Rethinking the Root of Prediction Bias in Incremental Learning
Class-Incremental Learning is a critical paradigm for AI systems that must learn from continuously evolving data streams, such as those in autonomous vehicles or personalized recommendation engines. The persistent hurdle has been catastrophic forgetting, where a model's performance on previously learned classes plummets as it acquires new knowledge, often manifesting as a pronounced bias toward new classes. Prevailing research has largely attributed this to intra-task class imbalance—where newer classes have more examples during a training phase—and has concentrated mitigation efforts on adjustments at the final classifier layer.
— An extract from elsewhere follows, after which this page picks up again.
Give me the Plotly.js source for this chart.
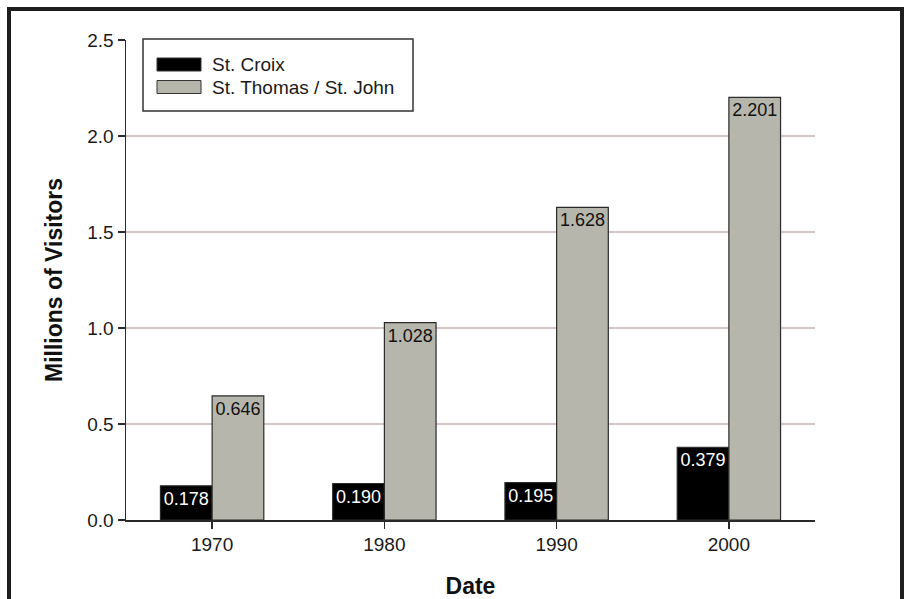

This new work, detailed in the paper "Temporal-Adjusted Loss for Class-Incremental Learning" (arXiv:2603.02280v1), challenges that focus. The authors argue that a deeper, systemic issue is at play: temporal imbalance. They demonstrate that earlier-learned classes suffer from disproportionately strong negative supervision signals as training progresses across multiple phases, leading to asymmetric degradation in precision and recall for old versus new classes.
The Temporal-Adjusted Loss (TAL): A Theoretical and Practical Solution
To formalize this concept, the researchers established a temporal supervision model. They define temporal imbalance as the unequal strength of supervisory signals a class receives over the entire incremental learning timeline. To counteract this, they propose the Temporal-Adjusted Loss (TAL), a dynamically reweighted variant of the standard cross-entropy loss.
The core innovation of TAL is a temporal decay kernel. This kernel constructs a supervision strength vector that dynamically re-weights the negative supervision component of the loss function for each class based on when it was introduced. Theoretically, TAL elegantly degenerates to standard cross-entropy under perfectly balanced temporal conditions but actively compensates for imbalance when it occurs. In practice, this means the model receives calibrated guidance throughout its lifecycle, reducing the inherent bias against earlier knowledge.
Empirical Validation and Performance Gains
The efficacy of Temporal-Adjusted Loss (TAL) was validated through extensive experiments on multiple established CIL benchmarks. Results consistently showed that integrating TAL into existing incremental learning frameworks led to a marked reduction in catastrophic forgetting. More importantly, it delivered significant improvements in overall accuracy and stability, underscoring that addressing temporal dynamics is as crucial as managing data distribution.
This research underscores that for AI to achieve stable long-term learning, the temporal dimension of the learning process itself must be modeled. Moving beyond static snapshot analyses to a dynamic, time-aware understanding of supervision opens new pathways for developing more robust and enduring machine learning systems.
Why This Matters: Key Takeaways
- Paradigm Shift in CIL: The study identifies temporal imbalance—not just data imbalance—as a fundamental architectural cause of catastrophic forgetting, prompting a re-evaluation of mitigation strategies.
- Practical Innovation: The proposed Temporal-Adjusted Loss (TAL) offers a simple yet theoretically grounded plug-in solution that enhances performance across benchmarks by dynamically calibrating supervision over time.
- Broader Implications: Successfully modeling temporal dynamics is essential for building AI that can learn continuously and stably in real-world, non-stationary environments, from robotics to adaptive software.